• **Work to do**
Leave the pictures out and quote every line from the start of the listing to the line with "in top-to-bottom order</text>", inclusive.

• **Recorded information**

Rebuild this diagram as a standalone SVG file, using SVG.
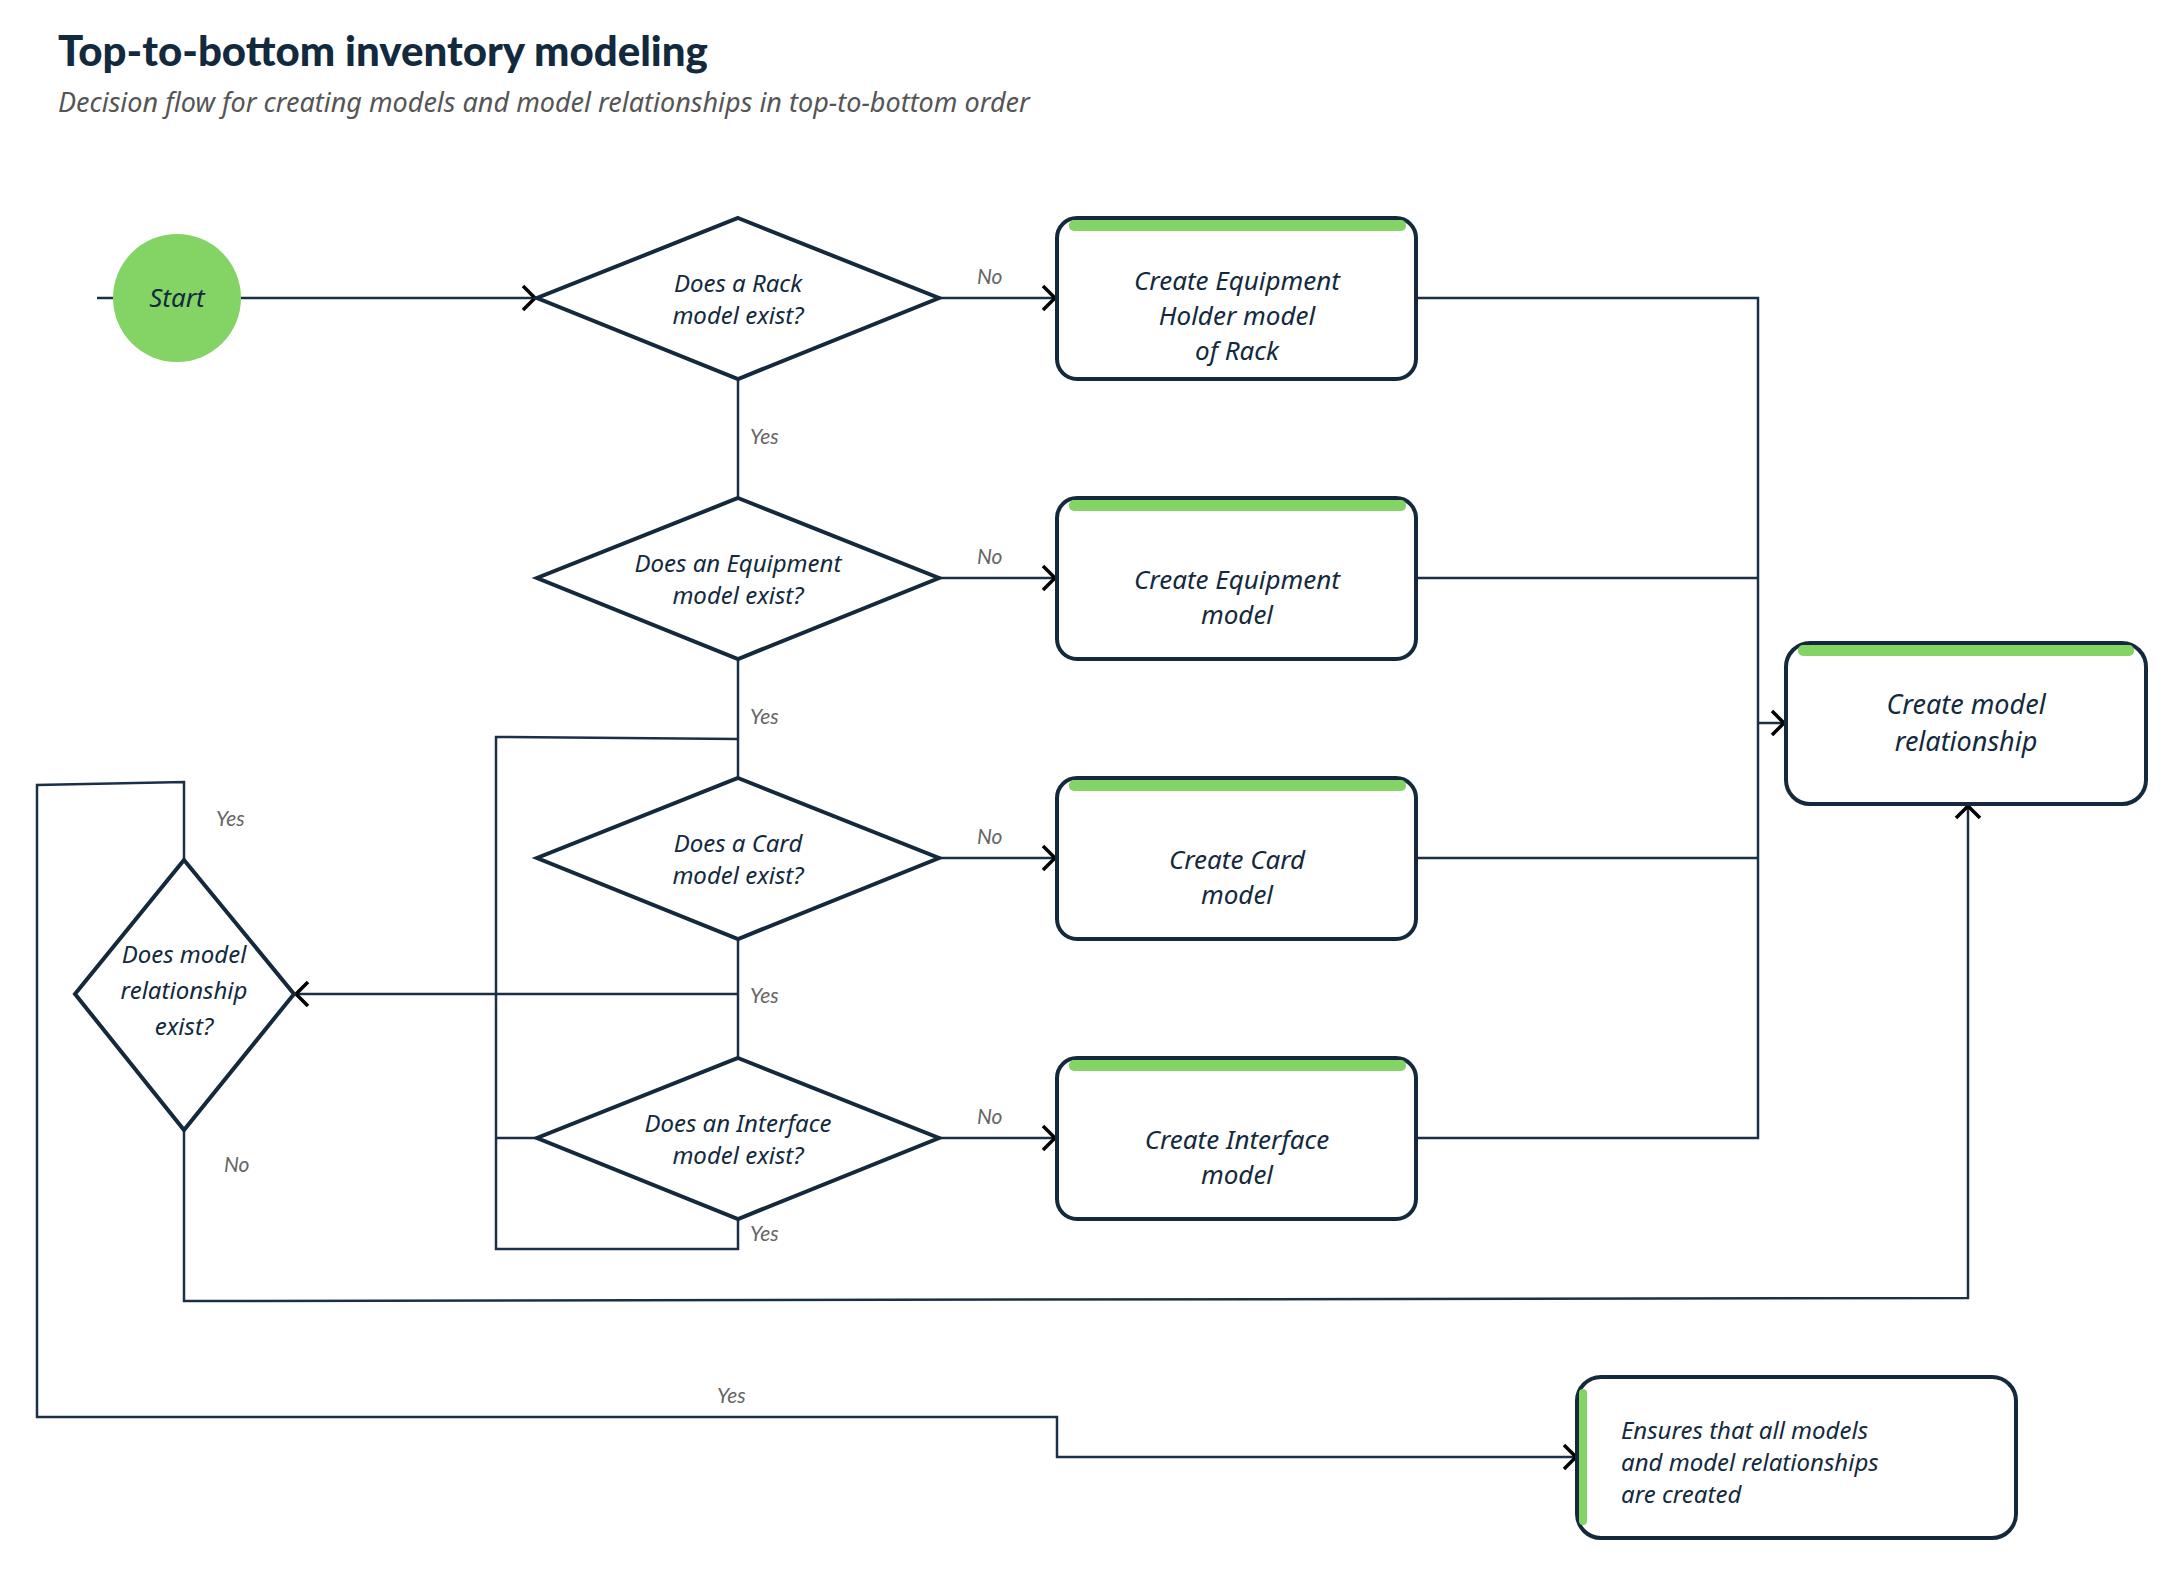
<svg xmlns="http://www.w3.org/2000/svg" width="2174" height="1576" viewBox="0 0 2174 1576">
<defs>
<style>
.title{font-family:Lato,"Liberation Sans",sans-serif;font-weight:900;font-size:42px;fill:#13293d}
.sub{font-family:"Noto Sans","Liberation Sans",sans-serif;font-style:italic;font-size:27px;fill:#555}
.t{font-family:"Noto Sans","Liberation Sans",sans-serif;font-style:italic;font-size:26px;fill:#13293d;text-anchor:middle}
.tr{font-family:"Noto Sans","Liberation Sans",sans-serif;font-style:italic;font-size:27px;fill:#13293d;text-anchor:middle}
.td{font-family:"Noto Sans","Liberation Sans",sans-serif;font-style:italic;font-size:24px;fill:#13293d;text-anchor:middle}
.tl{font-family:"Noto Sans","Liberation Sans",sans-serif;font-style:italic;font-size:24px;fill:#13293d}
.lbl{font-family:Lato,"Liberation Sans",sans-serif;font-style:italic;font-size:21px;fill:#666}
.box{fill:#fff;stroke:#15293d;stroke-width:4}
.dia{fill:#fff;stroke:#15293d;stroke-width:4;stroke-linejoin:miter}
.bar{fill:#84d465}
.c{fill:none;stroke:#1b3047;stroke-width:2.5}
.ca{fill:none;stroke:#1b3047;stroke-width:2.5;marker-end:url(#arr)}
</style>
<marker id="arr" markerUnits="userSpaceOnUse" markerWidth="18" markerHeight="30" refX="15" refY="15" orient="auto">
<path d="M3,3 L15,15 L3,27" fill="none" stroke="#000" stroke-width="3.5"/>
</marker>
</defs>
<rect width="2174" height="1576" fill="#fff"/>
<text class="title" x="58" y="66">Top-to-bottom inventory modeling</text>
<text class="sub" x="58" y="112">Decision flow for creating models and model relationships in top-to-bottom order</text>

<g id="connectors">
<path class="c" d="M97,298 H113"/>
<path class="ca" d="M241,298 H535"/>
<path class="ca" d="M939,298 H1055"/>
<path class="ca" d="M939,578 H1055"/>
<path class="ca" d="M939,858 H1055"/>
<path class="ca" d="M939,1138 H1055"/>
<path class="c" d="M738,379 V498"/>
<path class="c" d="M738,659 V778"/>
<path class="c" d="M738,939 V1058"/>
<path class="c" d="M738,739 L496,737 V1249 H738 V1219"/>
<path class="c" d="M496,1138 H537"/>
<path class="ca" d="M738,994 H296"/>
<path class="c" d="M1416,298 H1758 V1138 H1416"/>
<path class="c" d="M1416,578 H1758"/>
<path class="c" d="M1416,858 H1758"/>
<path class="ca" d="M1758,723 H1784"/>
<path class="ca" d="M184,1130 V1301 L1968,1298 V806"/>
<path class="ca" d="M184,860 V782 L37,785 V1417 H1057 V1457 H1576"/>
<text class="lbl" x="977" y="284">No</text>
<text class="lbl" x="977" y="564">No</text>
<text class="lbl" x="977" y="844">No</text>
<text class="lbl" x="977" y="1124">No</text>
<text class="lbl" x="750" y="444">Yes</text>
<text class="lbl" x="750" y="724">Yes</text>
<text class="lbl" x="750" y="1003">Yes</text>
<text class="lbl" x="750" y="1241">Yes</text>
<text class="lbl" x="216" y="826">Yes</text>
<text class="lbl" x="224" y="1172">No</text>
<text class="lbl" x="717" y="1403">Yes</text>
</g>

<g id="start">
<circle cx="177" cy="298" r="64" fill="#84d465"/>
<text class="t" x="177" y="307">Start</text>
</g>

<g id="d-rack">
<polygon class="dia" points="738,218 939,298 738,379 537,298"/>
<text class="td" x="738" y="292">Does a Rack</text>
<text class="td" x="738" y="324">model exist?</text>
</g>
<g id="d-equip">
<polygon class="dia" points="738,498 939,578 738,659 537,578"/>
<text class="td" x="738" y="572">Does an Equipment</text>
<text class="td" x="738" y="604">model exist?</text>
</g>
<g id="d-card">
<polygon class="dia" points="738,778 939,858 738,939 537,858"/>
<text class="td" x="738" y="852">Does a Card</text>
<text class="td" x="738" y="884">model exist?</text>
</g>
<g id="d-iface">
<polygon class="dia" points="738,1058 939,1138 738,1219 537,1138"/>
<text class="td" x="738" y="1132">Does an Interface</text>
<text class="td" x="738" y="1164">model exist?</text>
</g>
<g id="d-rel">
<polygon class="dia" points="184,860 294,994 184,1130 75,994"/>
<text class="td" x="184" y="963">Does model</text>
<text class="td" x="184" y="999">relationship</text>
<text class="td" x="184" y="1035">exist?</text>
</g>

<g id="b-holder">
<rect class="box" x="1057" y="218" width="359" height="161" rx="20"/>
<rect class="bar" x="1069" y="220" width="337" height="11" rx="5"/>
<text class="t" x="1237" y="290">Create Equipment</text>
<text class="t" x="1237" y="325">Holder model</text>
<text class="t" x="1237" y="360">of Rack</text>
</g>
<g id="b-equip">
<rect class="box" x="1057" y="498" width="359" height="161" rx="20"/>
<rect class="bar" x="1069" y="500" width="337" height="11" rx="5"/>
<text class="t" x="1237" y="589">Create Equipment</text>
<text class="t" x="1237" y="624">model</text>
</g>
<g id="b-card">
<rect class="box" x="1057" y="778" width="359" height="161" rx="20"/>
<rect class="bar" x="1069" y="780" width="337" height="11" rx="5"/>
<text class="t" x="1237" y="869">Create Card</text>
<text class="t" x="1237" y="904">model</text>
</g>
<g id="b-iface">
<rect class="box" x="1057" y="1058" width="359" height="161" rx="20"/>
<rect class="bar" x="1069" y="1060" width="337" height="11" rx="5"/>
<text class="t" x="1237" y="1149">Create Interface</text>
<text class="t" x="1237" y="1184">model</text>
</g>
<g id="b-rel">
<rect class="box" x="1786" y="643" width="360" height="161" rx="24"/>
<rect class="bar" x="1798" y="645" width="336" height="11" rx="5"/>
<text class="tr" x="1966" y="714">Create model</text>
<text class="tr" x="1966" y="751">relationship</text>
</g>
<g id="b-final">
<rect class="box" x="1577" y="1377" width="439" height="161" rx="24"/>
<rect class="bar" x="1579" y="1389" width="8" height="136" rx="4"/>
<text class="tl" x="1621" y="1439">Ensures that all models</text>
<text class="tl" x="1621" y="1471">and model relationships</text>
<text class="tl" x="1621" y="1503">are created</text>
</g>
</svg>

• **Response to the exercise**
Rebuild this diagram as a standalone SVG file, using SVG.
<svg xmlns="http://www.w3.org/2000/svg" width="2174" height="1576" viewBox="0 0 2174 1576">
<defs>
<style>
.title{font-family:Lato,"Liberation Sans",sans-serif;font-weight:900;font-size:42px;fill:#13293d}
.sub{font-family:"Noto Sans","Liberation Sans",sans-serif;font-style:italic;font-size:27px;fill:#555}
.t{font-family:"Noto Sans","Liberation Sans",sans-serif;font-style:italic;font-size:26px;fill:#13293d;text-anchor:middle}
.tr{font-family:"Noto Sans","Liberation Sans",sans-serif;font-style:italic;font-size:27px;fill:#13293d;text-anchor:middle}
.td{font-family:"Noto Sans","Liberation Sans",sans-serif;font-style:italic;font-size:24px;fill:#13293d;text-anchor:middle}
.tl{font-family:"Noto Sans","Liberation Sans",sans-serif;font-style:italic;font-size:24px;fill:#13293d}
.lbl{font-family:Lato,"Liberation Sans",sans-serif;font-style:italic;font-size:21px;fill:#666}
.box{fill:#fff;stroke:#15293d;stroke-width:4}
.dia{fill:#fff;stroke:#15293d;stroke-width:4;stroke-linejoin:miter}
.bar{fill:#84d465}
.c{fill:none;stroke:#1b3047;stroke-width:2.5}
.ca{fill:none;stroke:#1b3047;stroke-width:2.5;marker-end:url(#arr)}
</style>
<marker id="arr" markerUnits="userSpaceOnUse" markerWidth="18" markerHeight="30" refX="15" refY="15" orient="auto">
<path d="M3,3 L15,15 L3,27" fill="none" stroke="#000" stroke-width="3.5"/>
</marker>
</defs>
<rect width="2174" height="1576" fill="#fff"/>
<text class="title" x="58" y="66">Top-to-bottom inventory modeling</text>
<text class="sub" x="58" y="112">Decision flow for creating models and model relationships in top-to-bottom order</text>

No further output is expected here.